Manuel González Santos, una verdad sin énfasis
El Bellas Artes expone tres obras del pintor donadas por su nieta, dos retratos y un desnudo femenino que revelan el dominio de la luz y la sutileza del maestro sevillano.
Manuel González Santos (Sevilla, 1875-1949) fue un hombre de una inteligencia alejada de lo solemne, que percibía que también los motivos modestos y la realidad más próxima escondían una belleza sutil y enigmática. Ni su obra, de corte clásico y amiga de la austeridad, aunque no por ello carente de una evolución, ni su biografía, apacible y fiel a unos pocos escenarios -Sevilla, Alcalá de Guadaíra, Sanlúcar de Barrameda- y a las instituciones de su ciudad, contribuyeron a hacer de este pintor enamorado de la naturaleza y de la luz una leyenda: este sevillano sobrio vive antes en el interior que en el exterior; se consagra a su vocación de una manera tan auténtica que no se desvela por promocionarse. "La vida de González Santos -cuenta su nieta Adela Perea González- sigue siendo su pintura; muy activo, nunca satisfecho, concibe su oficio como una búsqueda constante, hecha con disciplina y entusiasmo. Consciente del valor de su obra (...) rehúye el trato de la prensa, no persigue el favor de la crítica. De carácter retraído y escasa vida social -aunque de amena conversación y sólidas amistades- es poco aficionado a tertulias y en el trabajo también procura mantenerse independiente, al margen de grupos; antes que cualquier otra cosa prefiere refugiarse en su estudio", apuntaba Perea en su libro Manuel González Santos, editado en la colección Arte Hispalense de la Diputación de Sevilla.

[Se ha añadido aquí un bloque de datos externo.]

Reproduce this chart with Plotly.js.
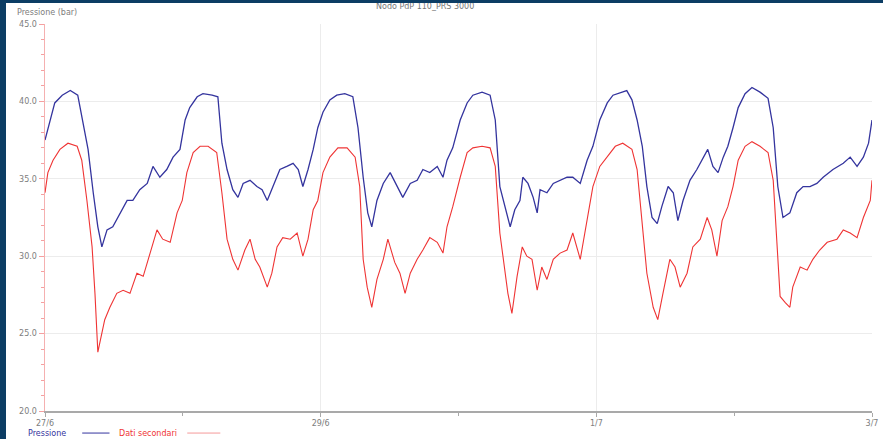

El Bellas Artes de Sevilla reivindica hasta el 30 de junio la figura de este creador a través de dos de los registros para los que estaba más dotado, el paisaje y el retrato. La pinacoteca muestra tres donaciones realizadas por su nieta Adela Perea en 2012: A orillas del lago, un desnudo femenino fechado en 1914, cuando su autor se aproximaba a los 40 años, y dos obras de madurez, un retrato de su esposa, Adela Narbona, de 1931, y un autorretrato pintado poco después, en 1932. Las tres piezas coinciden en revelar la maestría de González Santos en la técnica del pastel.
En A orillas del lago, el pintor se inspira en El almuerzo en la hierba de Manetpara perfilar la postura de la muchacha protagonista. En la estampa se aprecia un contraste que resulta característico en la obra de González Santos: un preciso desnudo femenino se antepone a un paisaje difuminado. No hay una marcada voluptuosidad en el conjunto; la elegancia de la composición, su marcado clasicismo, la paleta de colores amables, parecen invocar a una serena espiritualidad.
Los dibujos de González Santos y su esposa proponen un interesante diálogo con otra sala del Bellas Artes en la que se exponen retratos de otros artistas como Jiménez Aranda o Villegas, de modo que el visitante pueda conocer el aspecto físico de algunos referentes de la pintura sevillana. El caso del autorretrato de González Santos es particularmente relevante: se trata de un autor poco dado a la vanidad que ofreció escasas representaciones de sí mismo. Tanto en esa obra como en la dedicada a su mujer su artífice despliega un fondo negro en el que irrumpen los rostros, un recurso en el que González Santos demuestra de nuevo su poderoso dominio de la luz. Tampoco hay subrayados en el gesto serio, digno pero no altivo, de los personajes.
Porque en la obra de este pintor de un naturalismo "siempre matizado", maestro decisivo en la formación de Carmen Laffón, reside una verdad que no necesita recurrir a ningún tipo de énfasis. Para Adela Perea, su abuelo era un artista "que representa lo que hay a su alrededor, los lugares en los que transcurre su vida, no le atraen los grandes temas sino aquello que impresiona sus sentidos, pinta como ve y piensa y de esa forma intenta seducir. Su obra, hecha con mirada fresca y penetrante, va adquiriendo con el paso del tiempo una estética propia, una definida personalidad, basada en el interés por las cosas sencillas, la delicadeza y el refinamiento formal".